Building Safe, Trustworthy, and Uncertainty-Aware AI Systems for Real-World Autonomous Agents

Autonomous Navigation with Visual-Language Models and Conformal Prediction

This project addresses a core challenge in embodied AI: enabling autonomous agents to navigate complex and unfamiliar environments safely, efficiently, and interpretably. It focuses on the integration of visual-language models (VLMs) with conformal prediction to create agents capable of high-level semantic reasoning while maintaining statistical guarantees on decision-making under uncertainty.

By leveraging VLMs for contextual understanding and goal grounding, the agent can interpret and act on open-ended instructions in visually rich environments. Conformal prediction is applied to calibrate confidence in the model’s decisions, allowing the system to detect uncertainty, avoid unsafe actions, and selectively backtrack when confidence thresholds are not met. A novel tree-style exploration strategy is introduced to enhance the agent's ability to retry promising alternatives without re-planning from scratch, improving robustness in long-horizon navigation tasks.
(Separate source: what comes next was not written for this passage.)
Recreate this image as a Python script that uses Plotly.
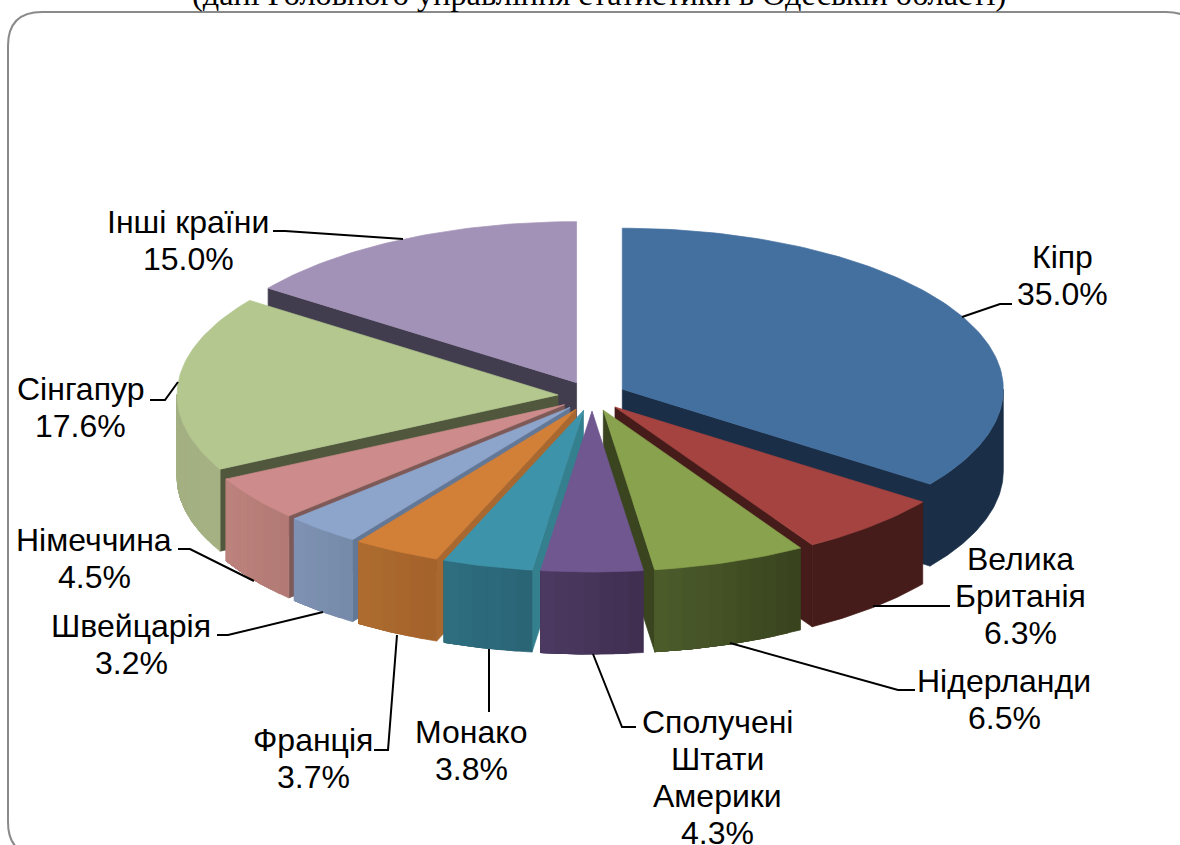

The key contributions of the project include the development of an integrated framework for perception, reasoning, and action under uncertainty; the implementation of confidence-calibrated exploration policies; and a prototype agent capable of real-time, uncertainty-aware navigation in simulated 3D environments. The system is designed to be generalizable across tasks and adaptable to diverse scenes without retraining.

Anticipated outcomes include improved safety, interpretability, and generalization in embodied decision making, along with modular tools that combine foundation model capabilities with statistical learning. By advancing the reliability of AI-driven agents in real-world environments, the project contributes toward scalable, trustworthy embodied AI systems capable of acting intelligently and safely in open-ended tasks.